Melissa Hagemann: Open Scholarship

Open Scholarship

essay by Melissa Hagemann, a response to The Opening of Science and Scholarship by Peter Suber.

Who controls access to educational materials in the age of the internet? Today many students are priced out of an education, not because of the cost of tuition, but because of the price of textbooks.

Lessons from the open access movement, which Peter Suber has played a pivotal role in developing, are now being applied to open education. Building upon the Budapest Open Access Initiative, which first defined open access in 2002, educators, internet pioneers, and foundations launched the Cape Town Open Education Declaration in January 2008. The declaration calls for publicly funded educational materials to be made freely available over the internet, the use of open content licenses, and the collaborative production of materials. In addition, over 1,000 professors in the U.S. recently signed a statement supporting the use of free, online open source textbooks.

Open educational resources (OER) are digitized materials offered freely and openly for educators, students and self-learners to use and re-use for teaching, learning and research. OER have the potential to improve the quality and reduce the costs of educational materials.

The promise of open education and collaborative production is exemplified by the Connexions project developed by Rice University. The Connexions’ content commons contains educational materials produced by the community and organized into small modules that are easily connected into larger courses and textbooks. To provide quality control, the project employs lenses which are being developed by universities, professors, and professional societies to tag content they deem to be high quality. Connexions has partnered with on-demand press Qoop to deliver hard copy textbooks, developed using material from the Connexions content commons, that can be purchased for as little as $15. For-profit open textbook projects, such as Flat World, are also in development. Flat World Knowledge will offer free online textbooks, while selling supplemental materials and hard copies to generate revenue.

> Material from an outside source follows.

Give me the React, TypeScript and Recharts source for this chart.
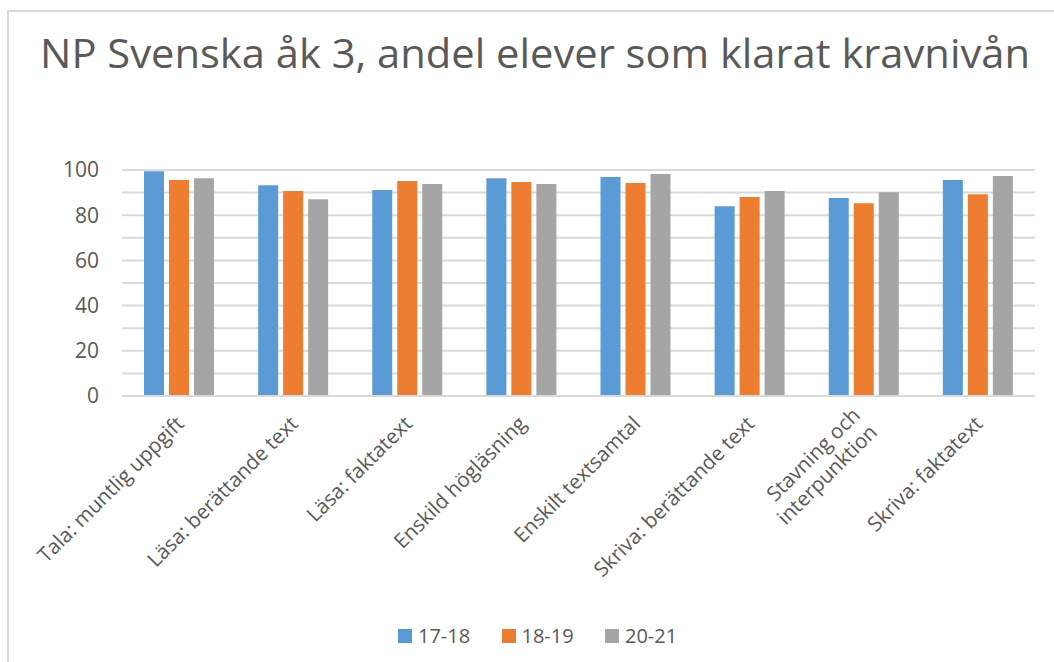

Encouraged by the success of open access mandates to research literature such as the recent U.S. National Institutes of Health mandate, OER advocates are forming grassroots open education advocacy groups. In Poland the Association of Polish Librarians, Polish Wikipedia Association, Creative Commons Polska, and Modern Poland Foundation have formed an OER working group which has already received the support of the Deputy Prime Minister. They will organize a meeting on open education policy in the Polish Parliament in August. Globally, the movement advocates for taxpayer-funded educational resources to be OER and for preference to be given to OER in textbook accreditation and adoption processes. Open education policies will stipulate that if an author takes public funding and uses it to produce educational materials, then the materials will be made freely available online. Authors, such as those receiving substantial royalties, would be free to opt out by not accepting public funding.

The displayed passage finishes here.